To address the need for more detailed communication, divers sometimes use writing slates or dive computers with messaging capabilities. These tools enable information-rich exchanges but come with their own downsides: they are slow to use, rely on adequate lighting, and require compatible equipment among all divers—making them impractical in time-sensitive or dynamic conditions.
Audio communication systems, such as the Ocean Reef GSM MERCURY, represent a high-tech solution, allowing divers to speak through full-face masks via hydrophones. These systems support real-time, long-range communication and are commonly used in professional and technical diving. However, they come with significant drawbacks: they are often expensive, bulky, and prone to interference from surrounding noise, especially in dynamic underwater conditions. As noted in Underwater Communication: Skills for a New Way of Diving, “air bubbles create a barrier against ultrasound waves, and as they break into micro-bubbles, they tend to adhere to the antenna of the communicator,” which can “reduce the range of communicators by up to 80%.” In a more understanding way, talking with these full face masks is like “speak to Donald Duck on zoom with a lagging connection”. In addition to signal interference, underwater speech also requires specific physical conditions. The same source explains that “two things are required in order to speak underwater: a sufficiently large volume of air in front of the mouth, and the facial mobility needed to speak as we do on the surface.” These physical demands add further strain to already heavy equipment, making audio systems less practical for recreational divers who prioritize simplicity and comfort.
Given these constraints, AI-enhanced gesture recognition offers a compelling alternative for recreational divers. It builds on what divers already know: hand gestures. Integrated into smart goggles or wearable devices, it offers hands-free operation, reduces cognitive load, and supports a smoother, more immersive diving experience. Thanks to advances in large language models and deep learning, these systems are now capable of highly accurate recognition. Additionally, as the technology matures, the cost of sensors and on-device computing continues to drop, making this solution increasingly affordable and realistic for recreational divers working with limited budgets. To fully understand how gesture recognition could improve underwater communication, it’s important to look at how these systems actually work—and what kinds of technologies make them possible.

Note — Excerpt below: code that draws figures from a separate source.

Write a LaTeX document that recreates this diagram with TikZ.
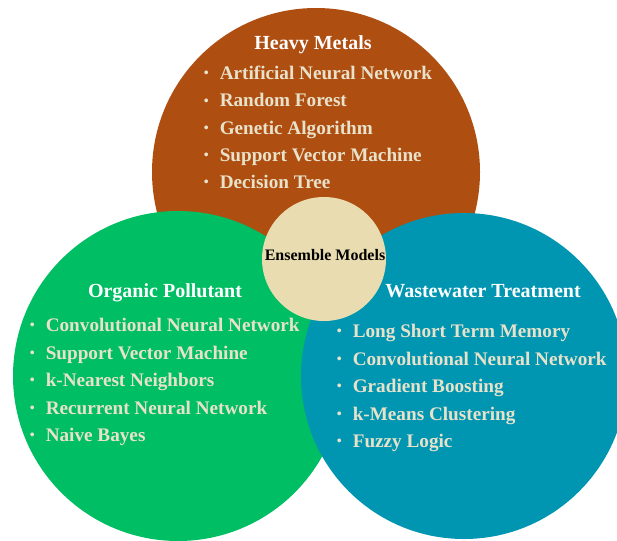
\documentclass[tikz,border=0pt]{standalone}
\usepackage{fontspec}
\setmainfont{Liberation Serif}

\definecolor{metalbrown}{HTML}{AF4E11}
\definecolor{organicgreen}{HTML}{00BE63}
\definecolor{waterblue}{HTML}{0096B2}
\definecolor{ensemblebeige}{HTML}{E9DCB0}
\definecolor{cream}{HTML}{E8E2CA}

% bullet of fixed width in front of every list entry
\newcommand{\bul}{\makebox[12pt][l]{\fontsize{10.5}{10.5}\selectfont\raisebox{1.3pt}{\textbullet}}}

\begin{document}
\begin{tikzpicture}[
    x=0.75pt, y=-0.75pt,
    every node/.style={font=\bfseries},
    field/.style={circle, inner sep=0pt, outer sep=0pt},
    title/.style={anchor=base, inner sep=0pt, text=white, font=\fontsize{15}{18}\selectfont\bfseries},
    item/.style={anchor=base west, inner sep=0pt, text=cream, font=\fontsize{14.4}{17}\selectfont\bfseries},
]
\useasboundingbox (0,0) rectangle (617,540);

% Circles (back to front)
\node[field, fill=metalbrown,    minimum size=246pt]   (metals)   at (316,172) {};
\node[field, fill=organicgreen,  minimum size=247.5pt] (organic)  at (178,376) {};
\node[field, fill=waterblue,     minimum size=244.5pt] (water)    at (464,376) {};
\node[field, fill=ensemblebeige, minimum size=93pt]    (ensemble) at (324,259) {};

% Centre label
\node[anchor=base, inner sep=0pt, font=\fontsize{12}{14}\selectfont\bfseries] (ensemblelabel) at (325,260) {Ensemble Models};

% Heavy Metals
\node[title] (metalstitle) at (313,49) {Heavy Metals};
\node[item] (hm1) at (203.5,79.5)  {\bul Artificial Neural Network};
\node[item] (hm2) at (203.5,106.8) {\bul Random Forest};
\node[item] (hm3) at (203.5,134.1) {\bul Genetic Algorithm};
\node[item] (hm4) at (203.5,161.4) {\bul Support Vector Machine};
\node[item] (hm5) at (203.5,188.7) {\bul Decision Tree};

% Organic Pollutant
\node[title] (organictitle) at (165,297) {Organic Pollutant};
\node[item] (op1) at (29.5,331.5) {\bul Convolutional Neural Network};
\node[item] (op2) at (29.5,359)   {\bul Support Vector Machine};
\node[item] (op3) at (29.5,386.5) {\bul k-Nearest Neighbors};
\node[item] (op4) at (29.5,414)   {\bul Recurrent Neural Network};
\node[item] (op5) at (29.5,441.5) {\bul Naive Bayes};

% Wastewater Treatment
\node[title] (watertitle) at (483,297) {Wastewater Treatment};
\node[item] (wt1) at (336.5,337.5) {\bul Long Short Term Memory};
\node[item] (wt2) at (336.5,365)   {\bul Convolutional Neural Network};
\node[item] (wt3) at (336.5,392.5) {\bul Gradient Boosting};
\node[item] (wt4) at (336.5,420)   {\bul k-Means Clustering};
\node[item] (wt5) at (336.5,447.5) {\bul Fuzzy Logic};

\end{tikzpicture}
\end{document}
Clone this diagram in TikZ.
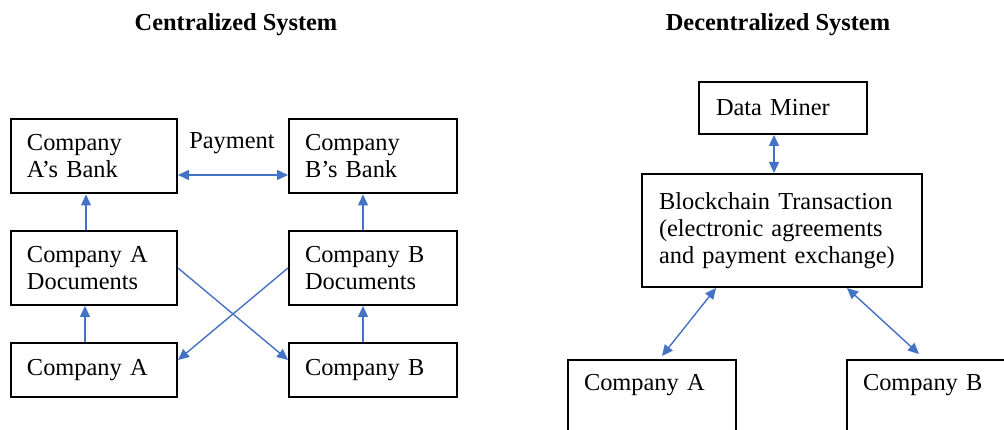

Gesture recognition converts physical movements into digital signals. It lets divers communicate with hand signals that get translated in real-time, making it easier for divers to talk to each other, receive warnings, and control their diving equipment. To better understand the potential of gesture recognition in improving underwater communication, it’s helpful to examine how these systems function.
According to Liu and Wang, gesture recognition follows a multi-stage pipeline: sensor data collection, gesture identification, gesture tracking, gesture classification, and gesture mapping. The process begins when sensors—whether cameras, accelerometers, or other devices—capture raw motion data from the user. This data is then parsed to detect the presence of a gesture, which may be static (like a hand sign) or dynamic (like a sweeping motion). For dynamic gestures, tracking algorithms such as Kalman filters or particle filters are employed to follow the motion across frames. Once the gesture is recognized, classification algorithms like Support Vector Machines (SVMs), Hidden Markov Models (HMMs), or deep learning networks interpret the gesture and match it to a known action. Finally, the system translates the gesture into a specific command or response—be it a signal, interface interaction, or safety notification.
Within this framework, gesture recognition technologies for underwater use typically fall into two categories based on types of sensors: image-based and non-image-based, each with its own strengths and challenges. The next section explores real-world examples of both image-based and non-image-based systems, highlighting how they function under water and what trade-offs they present for recreational divers.
Image-based gesture recognition relies on cameras and computer vision algorithms to interpret hand and body movements. These systems may use single or stereo cameras to capture 2D or 3D visual input, or more advanced depth sensors like Microsoft Kinect that create 3D point clouds of gesture data. In some systems, divers may wear markers to increase visibility and tracking accuracy. While image-based systems work well in environments with good visibility, they struggle underwater where light refraction, motion blur, and floating particles such as bubbles or sediment can distort visual data. Despite these challenges, advances in AI-powered vision algorithms, such as convolutional neural networks (CNNs), helps improve performance by enhancing recognition accuracy in visually noisy environments.